Toronto, Ontario – A new Global Auto Report released by Scotia Economics has found that this year’s surge in gasoline prices, to a record US$4.00 per gallon in the United States, has set off a dramatic shift in vehicle buying patterns in that country that matches the adjustment that occurred in the oil shock of the late 1970s and early 1980s.

“With Americans abandoning their gas-guzzling SUVs and pickup trucks for small, more fuel-efficient vehicles, we estimate that the average fuel efficiency of this year’s fleet has climbed by nearly 20 per cent from the previous model year, a level matching the improvement that occurred in 1980 when inflation-adjusted oil prices were approaching $100 per barrel,” said Carlos Gomes, Scotiabank Senior Economist and Auto Industry Specialist.

The report states that based on sales through May, the fuel efficiency of vehicles bought in the U.S. so far this year has increased to an average of 24.4 mpg (9.7 L/100 km), up from 20.2 mpg (11.8 L/100 km) in 2007 and an average of 19.8 mpg (12.2 L/100 km) during the past decade.

“With Americans increasingly buying small cars, this segment became the largest in the United States last month, surpassing both midsize cars and pickup trucks,” Gomes said. “Small cars now account for one-quarter of overall U.S. sales (cars and light trucks), up from 16 per cent in 2007 and an average of 14 per cent in the 2002 to 2006 period. In fact, small cars and fuel-efficient crossover utility vehicles now account for 42 per cent of the U.S. market, up from 30 per cent in 2006 and double their share as recently as 2001. In contrast, gas-guzzling pickups and SUVs have slumped to only 19 per cent of overall U.S. volumes, down from a peak of 36 per cent in 2001.”

The report states that, despite the dramatic change in U.S. vehicle buying patterns, the fuel efficiency of the current U.S. vehicle fleet is still more than 40 per cent short of the requirement set out in last year’s landmark U.S. energy bill.

“Meeting these targets requires not only a further significant shift towards smaller vehicles, but also sizeable new investments by automakers in everything from hybrids to plug-in gas-electric vehicles,” Gomes said. “Attracting the investment needed to produce vehicles that meet the new CAFE standard may pose a challenge for Canada, because most of our capacity is currently geared towards large vehicles.”
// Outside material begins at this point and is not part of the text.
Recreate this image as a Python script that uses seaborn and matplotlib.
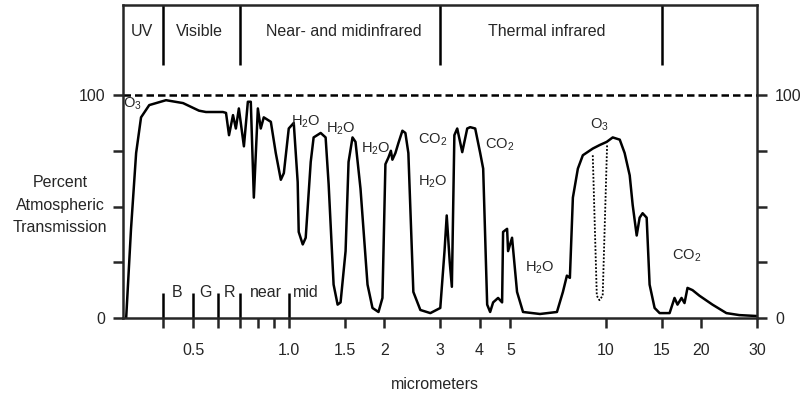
import matplotlib
matplotlib.use("Agg")
import matplotlib.pyplot as plt
import seaborn as sns
import pandas as pd

sns.set_style("ticks")
plt.rcParams['font.family'] = ['Liberation Sans', 'DejaVu Sans']
plt.rcParams['mathtext.fontset'] = 'custom'
plt.rcParams['mathtext.rm'] = 'Liberation Sans'
plt.rcParams['mathtext.default'] = 'regular'

# transmission curve (micrometers, percent)
wavelength = [0.307, 0.318, 0.330, 0.342, 0.363, 0.410, 0.464, 0.521, 0.548, 0.620,
              0.634, 0.648, 0.667, 0.681, 0.696, 0.722, 0.743, 0.759, 0.776, 0.799,
              0.816, 0.834, 0.878, 0.910, 0.944, 0.965, 1.0, 1.037, 1.067, 1.075,
              1.107, 1.131, 1.173, 1.198, 1.261, 1.307, 1.336, 1.385, 1.426, 1.457,
              1.511, 1.544, 1.589, 1.624, 1.684, 1.772, 1.837, 1.919, 1.975, 2.018,
              2.063, 2.10, 2.123, 2.170, 2.218, 2.283, 2.333, 2.384, 2.472, 2.601,
              2.797, 3.006, 3.10, 3.15, 3.22, 3.27, 3.33, 3.40, 3.526, 3.656,
              3.736, 3.874, 4.017, 4.105, 4.226, 4.318, 4.413, 4.575, 4.710, 4.744,
              4.884, 4.919, 5.063, 5.250, 5.483, 6.201, 7.015, 7.326, 7.541, 7.706,
              7.876, 8.166, 8.467, 9.101, 9.575, 10.07, 10.52, 11.07, 11.47, 11.90,
              12.16, 12.52, 12.79, 13.07, 13.46, 13.75, 14.26, 14.79, 15.90, 16.48,
              16.84, 17.34, 17.72, 18.11, 18.78, 19.75, 21.71, 24.02, 26.39, 29.85]
transmission = [0, 40, 74, 90, 95.5, 97.7, 96.4, 93, 92.4, 92.4,
                92, 82, 91, 85, 94, 77, 97, 97, 54, 94,
                85, 90, 88, 74, 62, 65, 85, 87.5, 61, 38.6,
                33, 36, 70, 81, 83, 81, 60, 15, 6, 7,
                30, 70, 81, 79, 58, 15, 4.5, 2.7, 9, 69,
                72, 75, 71, 74, 78.5, 84, 83, 74, 11.7, 3.6,
                2.2, 4.5, 30, 46, 25, 14, 82, 85, 74.4, 85,
                85.6, 85, 74, 67, 6, 2.7, 7, 9, 7, 38.6,
                40, 30, 36, 11.7, 2.7, 1.8, 2.7, 11.7, 19, 18,
                54, 67, 73, 76, 77.6, 79, 81, 80, 74, 64,
                50.7, 37, 45, 47, 45, 15, 4.5, 2.2, 2.2, 9,
                6, 9, 6.7, 13.5, 12.5, 10, 6, 2.2, 1.3, 0.9]

# ozone absorption band (dotted)
o3_wavelength = [9.10, 9.37, 9.55, 9.78, 10.1]
o3_transmission = [73, 10, 8, 10, 78]

regions = ["UV", "Visible", "Near- and midinfrared", "Thermal infrared"]
region_centers = [0.345, 0.521, 1.49, 6.5]
region_bounds = [0.4, 0.7, 3, 15]

band_ticks = [0.4, 0.5, 0.6, 0.7, 1.0]
band_labels = ["B", "G", "R", "near", "mid"]
band_centers = [0.444, 0.548, 0.652, 0.847, 1.131]

gas_labels = ["O$_3$", "H$_2$O", "H$_2$O", "H$_2$O", "CO$_2$", "H$_2$O", "CO$_2$",
              "H$_2$O", "O$_3$", "CO$_2$"]
gas_x = [0.321, 1.131, 1.457, 1.876, 2.837, 2.837, 4.62, 6.2, 9.575, 17.98]
gas_y = [96, 88, 85, 76, 80, 61, 77.6, 22.4, 86.5, 28]

xticks = [0.4, 0.5, 0.6, 0.7, 0.8, 0.9, 1.0, 1.5, 2, 3, 4, 5, 10, 15, 20, 30]
xtick_labels = ["", "0.5", "", "", "", "", "1.0", "1.5", "2", "3", "4", "5",
                "10", "15", "20", "30"]
yticks = [0, 25, 50, 75, 100]
ytick_labels = ["0", "", "", "", "100"]

df = pd.DataFrame({"wl": wavelength, "t": transmission})
o3 = pd.DataFrame({"wl": o3_wavelength, "t": o3_transmission})

fs = 11.5
lw = 1.8
fig = plt.figure(figsize=(8.02, 4.0), dpi=100)
ax = fig.add_axes([123 / 802, 0.205, 634 / 802, 0.7825])

sns.lineplot(data=df, x="wl", y="t", sort=False, estimator=None, color="black",
             linewidth=lw, ax=ax)
sns.lineplot(data=o3, x="wl", y="t", sort=False, estimator=None, color="black",
             linewidth=1.3, linestyle=(0, (1, 1)), ax=ax)
ax.axhline(100, color="black", linewidth=lw, linestyle=(0, (3, 1.6)))

ax.set_xscale("log")
ax.set_xlim(0.3, 30)
ax.set_ylim(0, 140.4)

# region dividers and names along the top
ax.vlines(region_bounds, 113.5, 140.4, color="black", linewidth=lw)
for name, xc in zip(regions, region_centers):
    ax.text(xc, 128.5, name, ha="center", va="center", fontsize=fs)

# colour band separators
ax.vlines(band_ticks, 0, 11.2, color="black", linewidth=lw)
for name, xc in zip(band_labels, band_centers):
    ax.text(xc, 11.5, name, ha="center", va="center", fontsize=fs)

for name, xg, yg in zip(gas_labels, gas_x, gas_y):
    ax.text(xg, yg, name, ha="center", va="center", fontsize=10.5)

ax.xaxis.set_minor_locator(matplotlib.ticker.NullLocator())
ax.set_xticks(xticks)
ax.set_xticklabels(xtick_labels)
ax.set_yticks(yticks)
ax.set_yticklabels(ytick_labels)
ax.tick_params(axis="both", direction="out", length=7, width=lw, labelsize=fs)
ax.tick_params(axis="x", pad=11)
ax.tick_params(axis="y", right=True, labelright=True, pad=6)

for s in ax.spines.values():
    s.set_linewidth(lw)

ax.set_xlabel("micrometers", fontsize=fs)
ax.xaxis.set_label_coords(0.492, -0.19)
ax.set_ylabel("Percent\nAtmospheric\nTransmission", fontsize=fs, rotation=0,
              ha="center", va="center", linespacing=1.6)
ax.yaxis.set_label_coords(-0.0994, 0.361)

fig.savefig("out.png", dpi=100)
The report states that 35 per cent of Canada’s total assembly capacity is currently dedicated to producing large cars, minivans and pickup trucks; only the Ontario facilities owned by Toyota and Honda are currently producing small, fuel-efficient cars in Canada that meet the new 2020 CAFE targets, but these facilities account for only 20 per cent of Canada’s overall assembly capacity.